Problem/Motivation

When exporting large datasets to XLSX format using the batch method, DataExport::doProcessBatch() creates multiple PhpSpreadsheet\Spreadsheet objects per batch iteration but never calls disconnectWorksheets() to break their circular references.

PhpSpreadsheet objects contain circular references (Spreadsheet ↔ Worksheet ↔ Cell) that prevent PHP's refcount-based garbage collector from freeing them. Since Drupal's _batch_process() can run multiple batch operations within a single HTTP request (via its internal while-loop and timer), Spreadsheet objects from prior iterations remain in memory.

For a 1,100-row export with export_batch_size of 200 (6 iterations), each iteration loads two full Spreadsheet objects (the accumulated file and the current batch) plus creates a Writer — none of which are freed. This causes unbounded memory growth, ultimately crashing the PHP process. On PHP 8.3 with the built-in development server, this manifests as a segfault (General Protection Fault) or a silent OOM kill depending on the memory_limit setting.

The problem is in src/Plugin/views/display/DataExport.php, lines ~897–917 (the "Workaround for XLS/XLSX" block).

Steps to reproduce

  1. Create a content type and populate it with 500+ nodes.
  2. Create a Views Data Export display configured with:
    • Format: XLSX
    • Export method: batch
    • Batch size: 100 (or any size that requires multiple iterations)
  3. Trigger the export.
  4. Monitor PHP memory usage during the batch. Memory grows linearly with each batch iteration and is never reclaimed.
  5. With a large enough dataset, the PHP process crashes (segfault on built-in server, or Allowed memory size exhausted on Apache/FPM).

A standalone PHPUnit test is attached that reproduces the memory growth pattern outside of Drupal's batch system.

Proposed resolution

Call disconnectWorksheets() and unset() on the $previousExcel, $currentExcel, and $objWriter variables after saving the merged result. This breaks the circular references and allows PHP's garbage collector to reclaim the memory between batch iterations.

<?php
$objWriter = IOFactory::createWriter($previousExcel, ucfirst($output_format));
$objWriter->save($vdeFileRealPath);

// Break circular references so PHP's GC can reclaim memory between
// batch iterations within a single HTTP request.
$currentExcel->disconnectWorksheets();
$previousExcel->disconnectWorksheets();
unset($currentExcel, $previousExcel, $objWriter);

This is the standard cleanup pattern recommended by the PhpSpreadsheet documentation.

Remaining tasks

Fix the code as per above suggestion...
Consider whether the same cleanup should be applied in Xls::encode() (the non-batch encoder path), which also creates Spreadsheet objects without calling disconnectWorksheets().

User interface changes

None.

API changes

None.

Data model changes

None.

CommentFileSizeAuthor
SpreadsheetBatchMemoryLeakTest.php_.txt6.63 KBdpagini
Command icon Show commands

Start within a Git clone of the project using the version control instructions.

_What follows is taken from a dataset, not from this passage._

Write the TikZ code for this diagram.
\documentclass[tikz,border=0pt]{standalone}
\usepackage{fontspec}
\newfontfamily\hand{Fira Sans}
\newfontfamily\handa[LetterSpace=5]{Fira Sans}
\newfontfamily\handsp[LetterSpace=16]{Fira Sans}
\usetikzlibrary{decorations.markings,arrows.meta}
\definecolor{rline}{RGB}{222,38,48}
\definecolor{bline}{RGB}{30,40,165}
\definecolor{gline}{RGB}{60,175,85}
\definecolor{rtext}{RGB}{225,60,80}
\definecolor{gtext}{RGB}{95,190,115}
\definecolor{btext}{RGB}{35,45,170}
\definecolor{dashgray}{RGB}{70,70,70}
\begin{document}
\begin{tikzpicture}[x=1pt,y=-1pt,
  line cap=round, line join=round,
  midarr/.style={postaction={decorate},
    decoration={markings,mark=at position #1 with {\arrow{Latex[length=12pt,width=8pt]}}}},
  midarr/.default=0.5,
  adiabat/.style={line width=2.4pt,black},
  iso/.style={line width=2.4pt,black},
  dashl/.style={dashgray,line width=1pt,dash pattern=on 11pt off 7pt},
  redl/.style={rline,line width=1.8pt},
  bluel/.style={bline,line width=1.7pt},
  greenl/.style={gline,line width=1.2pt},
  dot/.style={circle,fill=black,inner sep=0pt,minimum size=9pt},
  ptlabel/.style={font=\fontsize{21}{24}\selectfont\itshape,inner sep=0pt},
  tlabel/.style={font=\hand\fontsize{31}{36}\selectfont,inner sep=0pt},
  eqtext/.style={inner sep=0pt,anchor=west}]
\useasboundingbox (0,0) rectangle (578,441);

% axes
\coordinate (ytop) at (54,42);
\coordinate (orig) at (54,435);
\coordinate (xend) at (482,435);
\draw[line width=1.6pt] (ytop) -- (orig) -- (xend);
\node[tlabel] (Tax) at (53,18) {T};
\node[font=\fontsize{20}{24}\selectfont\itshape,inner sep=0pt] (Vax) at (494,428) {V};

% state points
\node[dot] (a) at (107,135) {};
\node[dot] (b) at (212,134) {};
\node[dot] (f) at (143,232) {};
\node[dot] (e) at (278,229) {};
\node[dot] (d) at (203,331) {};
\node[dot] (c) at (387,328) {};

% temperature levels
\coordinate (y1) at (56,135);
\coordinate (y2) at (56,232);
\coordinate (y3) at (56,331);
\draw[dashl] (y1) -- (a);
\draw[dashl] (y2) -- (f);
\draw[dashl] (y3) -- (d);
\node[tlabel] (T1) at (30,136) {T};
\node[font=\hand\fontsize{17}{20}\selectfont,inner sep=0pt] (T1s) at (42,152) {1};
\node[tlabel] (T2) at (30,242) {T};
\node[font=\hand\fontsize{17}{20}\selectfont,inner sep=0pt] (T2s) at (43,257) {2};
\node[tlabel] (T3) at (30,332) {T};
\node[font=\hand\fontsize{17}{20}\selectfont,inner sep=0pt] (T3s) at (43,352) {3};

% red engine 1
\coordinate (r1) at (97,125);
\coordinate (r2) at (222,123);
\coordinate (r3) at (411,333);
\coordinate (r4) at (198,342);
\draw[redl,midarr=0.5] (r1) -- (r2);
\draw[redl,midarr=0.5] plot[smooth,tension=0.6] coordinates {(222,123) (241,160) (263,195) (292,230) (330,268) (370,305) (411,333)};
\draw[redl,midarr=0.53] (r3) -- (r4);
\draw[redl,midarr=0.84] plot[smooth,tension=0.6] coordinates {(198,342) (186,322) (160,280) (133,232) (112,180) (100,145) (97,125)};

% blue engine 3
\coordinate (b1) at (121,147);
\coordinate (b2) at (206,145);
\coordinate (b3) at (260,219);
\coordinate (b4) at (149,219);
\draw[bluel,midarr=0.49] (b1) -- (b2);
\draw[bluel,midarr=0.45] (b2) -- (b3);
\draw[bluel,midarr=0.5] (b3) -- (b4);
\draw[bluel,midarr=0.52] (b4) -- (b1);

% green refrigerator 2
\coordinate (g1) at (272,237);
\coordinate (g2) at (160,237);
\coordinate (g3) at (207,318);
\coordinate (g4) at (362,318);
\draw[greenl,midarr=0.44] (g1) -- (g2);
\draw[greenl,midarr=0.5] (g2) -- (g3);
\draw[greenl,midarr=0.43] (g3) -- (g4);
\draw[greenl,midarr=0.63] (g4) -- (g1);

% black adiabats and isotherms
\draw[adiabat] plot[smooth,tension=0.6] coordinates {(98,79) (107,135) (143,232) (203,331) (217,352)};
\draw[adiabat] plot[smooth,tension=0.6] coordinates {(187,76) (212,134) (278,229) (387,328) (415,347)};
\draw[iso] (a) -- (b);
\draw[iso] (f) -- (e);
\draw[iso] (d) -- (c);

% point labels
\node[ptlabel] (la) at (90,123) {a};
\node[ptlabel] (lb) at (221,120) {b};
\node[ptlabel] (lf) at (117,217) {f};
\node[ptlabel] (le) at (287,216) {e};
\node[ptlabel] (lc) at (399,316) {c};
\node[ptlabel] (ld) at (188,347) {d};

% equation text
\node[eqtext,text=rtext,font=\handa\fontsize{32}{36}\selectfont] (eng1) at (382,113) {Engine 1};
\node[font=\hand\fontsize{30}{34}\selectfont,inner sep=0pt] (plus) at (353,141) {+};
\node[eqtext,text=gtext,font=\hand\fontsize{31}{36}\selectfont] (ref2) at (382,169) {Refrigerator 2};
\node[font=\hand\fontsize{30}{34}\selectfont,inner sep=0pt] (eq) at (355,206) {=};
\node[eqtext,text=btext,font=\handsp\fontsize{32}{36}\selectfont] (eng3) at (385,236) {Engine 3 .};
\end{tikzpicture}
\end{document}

Or, if you do not have SSH keys set up on git.drupalcode.org:

Comments

dpagini created an issue. See original summary.

steven jones made their first commit to this issue’s fork.

steven jones’s picture

Status: Active » Reviewed & tested by the community

Yeah, looks good and simple enough eh?

  • steven jones committed 33e4f712 on 8.x-1.x
    feat: #3586574 disconnect worksheets in XLS batches.
    
    By: dpagini
    By:...
steven jones’s picture

Status: Reviewed & tested by the community » Fixed

Thanks for the bug report. This will be in the next release.

Now that this issue is closed, review the contribution record.

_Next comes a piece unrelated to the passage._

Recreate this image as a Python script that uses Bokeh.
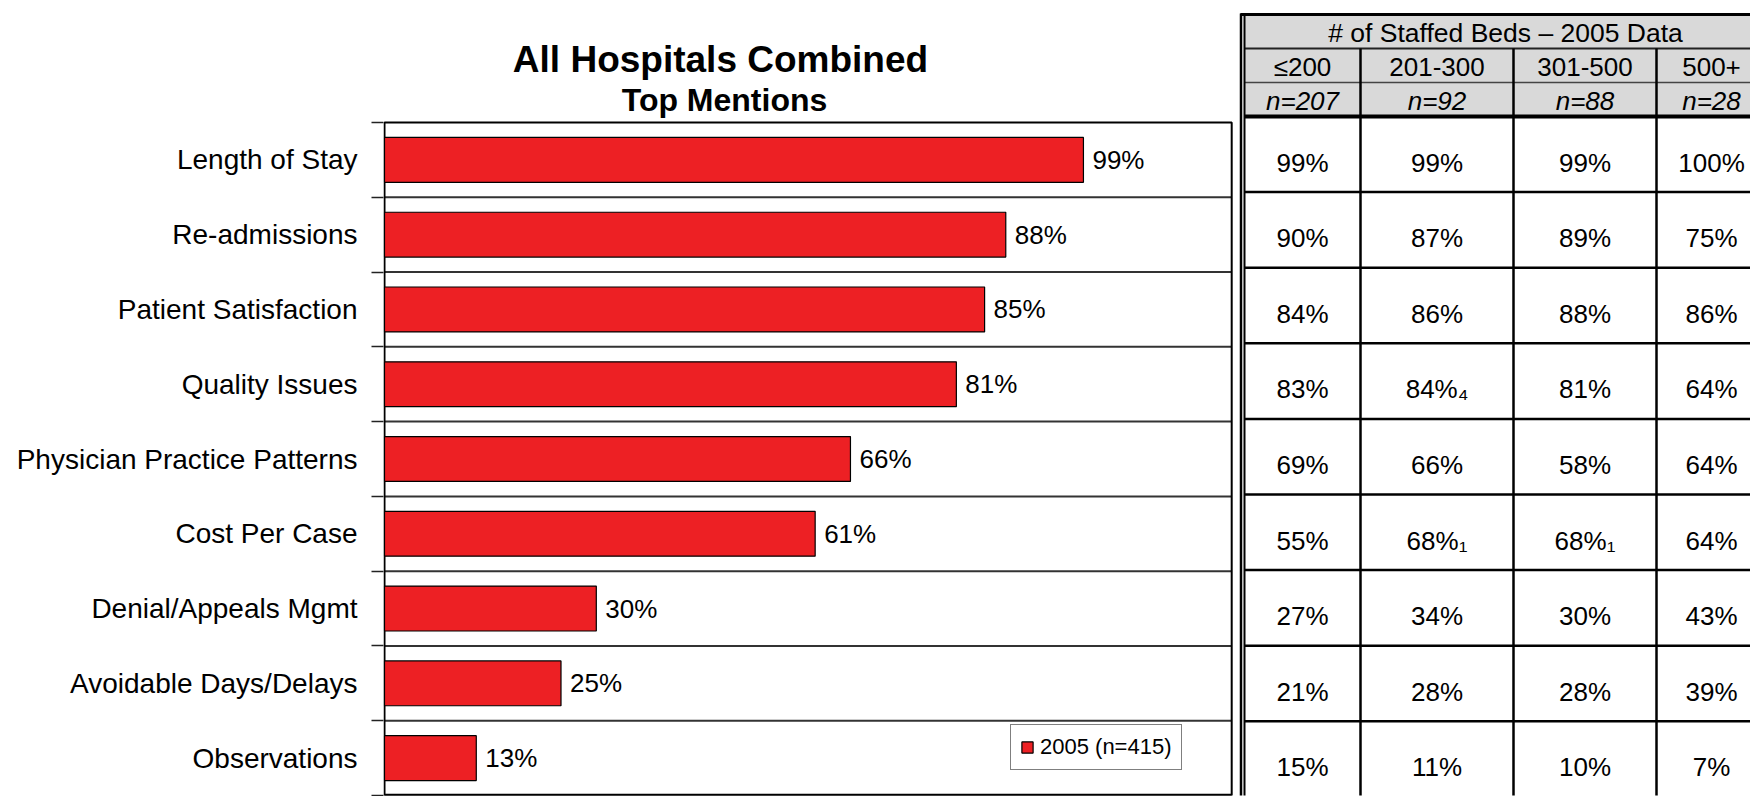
from bokeh.plotting import figure
from bokeh.models import Range1d, FixedTicker, CustomJSTickFormatter
from bokeh.embed import file_html
from bokeh.resources import INLINE
from bokeh.core.properties import value

# ---------------- data ----------------
title_text = "All Hospitals Combined"
subtitle_text = "Top Mentions"
series_label = "2005 (n=415)"

categories = ["Length of Stay", "Re-admissions", "Patient Satisfaction", "Quality Issues",
              "Physician Practice Patterns", "Cost Per Case", "Denial/Appeals Mgmt",
              "Avoidable Days/Delays", "Observations"]
all_hospitals = [99, 88, 85, 81, 66, 61, 30, 25, 13]

table_title = "# of Staffed Beds \u2013 2005 Data"
bed_groups = ["\u2264200", "201-300", "301-500", "500+"]
bed_n = ["n=207", "n=92", "n=88", "n=28"]
beds_le200 = [99, 90, 84, 83, 69, 55, 27, 21, 15]
beds_201_300 = [99, 87, 86, 84, 66, 68, 34, 28, 11]
beds_301_500 = [99, 89, 88, 81, 58, 68, 30, 28, 10]
beds_500plus = [100, 75, 86, 64, 64, 64, 43, 39, 7]
sig_le200 = ["", "", "", "", "", "", "", "", ""]
sig_201_300 = ["", "", "", "4", "", "1", "", "", ""]
sig_301_500 = ["", "", "", "", "", "1", "", "", ""]
sig_500plus = ["", "", "", "", "", "", "", "", ""]

# ---------------- styles / layout ----------------
FONT = "Liberation Sans"
RED = "#ED2024"
SUB = {"1": "\u2081", "4": "\u2084"}

W, H = 1750, 796
BORDER_L, BORDER_B = 383, 1
FRAME_W, FRAME_H = W - BORDER_L, H - BORDER_B
PX_PER_PCT = 7.06          # horizontal scale of the bar axis
X_PAD_PX = 1               # bar axis zero sits 1px inside the frame
CHART_TOP = 122            # top of the bar panel (px from top)
n = len(categories)
ROW_PX = (FRAME_H - CHART_TOP) / n
XMAX = 120                 # right edge of the bar panel (in %)

x_start = -X_PAD_PX / PX_PER_PCT
x_end = x_start + FRAME_W / PX_PER_PCT
y_end = FRAME_H / ROW_PX

p = figure(width=W, height=H, x_range=Range1d(x_start, x_end), y_range=Range1d(0, y_end),
           x_axis_type=None, output_backend="svg", toolbar_location=None,
           min_border_left=BORDER_L, min_border_right=0, min_border_top=0, min_border_bottom=BORDER_B)
p.outline_line_color = None
p.grid.visible = False
# pixel coordinate ranges (canvas px from top-left) for titles and the table
p.extra_x_ranges = {"px": Range1d(BORDER_L, W)}
p.extra_y_ranges = {"px": Range1d(FRAME_H, 0)}

centers = [n - i - 0.5 for i in range(n)]
bounds = list(range(n + 1))

# --- category axis
yax = p.yaxis[0]
yax.ticker = FixedTicker(ticks=centers, minor_ticks=bounds)
yax.formatter = CustomJSTickFormatter(args=dict(names=categories),
                                      code="return names[names.length - 1 - Math.floor(tick)];")
yax.axis_line_color = None
yax.major_tick_out = 0
yax.major_tick_in = 0
yax.minor_tick_out = 12
yax.minor_tick_in = 0
yax.minor_tick_line_color = "#222222"
yax.minor_tick_line_width = 1.5
yax.major_label_standoff = 14
yax.major_label_text_font = FONT
yax.major_label_text_font_size = "28px"
yax.major_label_text_color = "black"

# --- bar panel box and row separators
p.segment(x0=[0] * (n - 1), x1=[XMAX] * (n - 1), y0=bounds[1:-1], y1=bounds[1:-1],
          line_color="#333333", line_width=2)
p.quad(left=[0], right=[XMAX], bottom=[0], top=[n], fill_color=None, line_color="black", line_width=2)
p.segment(x0=[0], x1=[XMAX], y0=[0], y1=[0], line_color="black", line_width=3.5)

# --- bars and labels
p.hbar(y=centers, left=0, right=all_hospitals, height=0.6, fill_color=RED,
       line_color="black", line_width=1.2, legend_label=series_label)
p.text(x=all_hospitals, y=centers, text=[f"{v}%" for v in all_hospitals], x_offset=9,
       text_align="left", text_baseline="middle", text_font=value(FONT),
       text_font_size="26px", text_color="black")

# --- titles
p.text(x=[720], y=[59], text=[title_text], x_range_name="px", y_range_name="px",
       text_align="center", text_baseline="alphabetic", text_font=value(FONT),
       text_font_style="bold", text_font_size="37px", text_color="black")
p.text(x=[724], y=[99], text=[subtitle_text], x_range_name="px", y_range_name="px",
       text_align="center", text_baseline="alphabetic", text_font=value(FONT),
       text_font_style="bold", text_font_size="32px", text_color="black")

# --- legend
leg = p.legend[0]
leg.location = (627, 25)
leg.border_line_color = "black"
leg.border_line_width = 1.5
leg.background_fill_color = "white"
leg.background_fill_alpha = 1
leg.padding = 9
leg.margin = 0
leg.spacing = 0
leg.glyph_width = 14
leg.glyph_height = 14
leg.label_height = 25
leg.label_standoff = 6
leg.label_text_font = FONT
leg.label_text_font_size = "22px"
leg.label_text_color = "black"

# ---------------- table (pixel coordinates) ----------------
col_edges = [1244, 1360, 1513, 1656, 1766]
col_centers = [(a + b) / 2 for a, b in zip(col_edges[:-1], col_edges[1:])]
HEAD_TOP, HEAD_ROW = 14, 34
BODY_TOP = HEAD_TOP + 3 * HEAD_ROW
BODY_ROW = 75.6
TL = col_edges[0]
TR = col_edges[-1]
kw = dict(x_range_name="px", y_range_name="px")

p.quad(left=[TL], right=[TR], top=[HEAD_TOP + 1], bottom=[BODY_TOP],
       fill_color="#d9d9d9", line_color=None, **kw)
p.segment(x0=[TL - 4], x1=[TR], y0=[HEAD_TOP], y1=[HEAD_TOP], line_color="black", line_width=3, **kw)
p.segment(x0=[TL], x1=[TR], y0=[HEAD_TOP + HEAD_ROW], y1=[HEAD_TOP + HEAD_ROW],
          line_color="#222222", line_width=2, **kw)
p.segment(x0=[TL], x1=[TR], y0=[HEAD_TOP + 2 * HEAD_ROW], y1=[HEAD_TOP + 2 * HEAD_ROW],
          line_color="#444444", line_width=1.5, **kw)
p.segment(x0=[TL], x1=[TR], y0=[BODY_TOP], y1=[BODY_TOP], line_color="black", line_width=4, **kw)
row_tops = [BODY_TOP + BODY_ROW * i for i in range(n)]
p.segment(x0=[TL] * (n - 1), x1=[TR] * (n - 1), y0=row_tops[1:], y1=row_tops[1:],
          line_color="black", line_width=2.5, **kw)
inner = col_edges[1:-1]
p.segment(x0=inner, x1=inner, y0=[HEAD_TOP + HEAD_ROW] * len(inner), y1=[H] * len(inner),
          line_color="black", line_width=2.5, **kw)
p.segment(x0=[TL - 3.5, TL], x1=[TL - 3.5, TL], y0=[HEAD_TOP - 1, HEAD_TOP - 1], y1=[H, H],
          line_color="black", line_width=[2.5, 2], **kw)

p.text(x=[(TL + TR) / 2], y=[HEAD_TOP + HEAD_ROW / 2 + 1], text=[table_title],
       text_align="center", text_baseline="middle", text_font=value(FONT), text_font_size="26.5px",
       text_color="black", **kw)
p.text(x=col_centers, y=[HEAD_TOP + 1.5 * HEAD_ROW + 1] * 4, text=bed_groups,
       text_align="center", text_baseline="middle", text_font=value(FONT), text_font_size="26px",
       text_color="black", **kw)
p.text(x=col_centers, y=[HEAD_TOP + 2.5 * HEAD_ROW + 1] * 4, text=bed_n,
       text_align="center", text_baseline="middle", text_font=value(FONT), text_font_size="26px",
       text_font_style="italic", text_color="black", **kw)

cols = [(beds_le200, sig_le200), (beds_201_300, sig_201_300),
        (beds_301_500, sig_301_500), (beds_500plus, sig_500plus)]
xs, ys, labels = [], [], []
for c, (vals, sigs) in enumerate(cols):
    for r, (v, s) in enumerate(zip(vals, sigs)):
        xs.append(col_centers[c])
        ys.append(row_tops[r] + 46)
        labels.append(f"{v}%" + "".join(SUB.get(ch, ch) for ch in s))
p.text(x=xs, y=ys, text=labels, text_align="center", text_baseline="middle",
       text_font=value(FONT), text_font_size="26px", text_color="black", **kw)

open("out.html", "w").write(file_html(p, INLINE))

As a contributor, attribute any organization that helped you, or if you volunteered your own time.

Maintainers, credit people who helped resolve this issue.

Status: Fixed » Closed (fixed)

Automatically closed - issue fixed for 2 weeks with no activity.

danharper’s picture

I can see this is in latest dev version which I have installed but I'm still getting 502 errors on xlsx only. CSV works fine.

There's no errors in the log file and it only seems to happen on production servers not on local dev.

I'm using batch export too with it cut down to 25 per batch on 5000 records, the records are slightly complex in terms of relationships etc.

Any pointers would be appreciated.

steven jones’s picture

@danharper I think getting some logs or visibility into what is going wrong is going to be the thing to do. Otherwise it could be almost anything!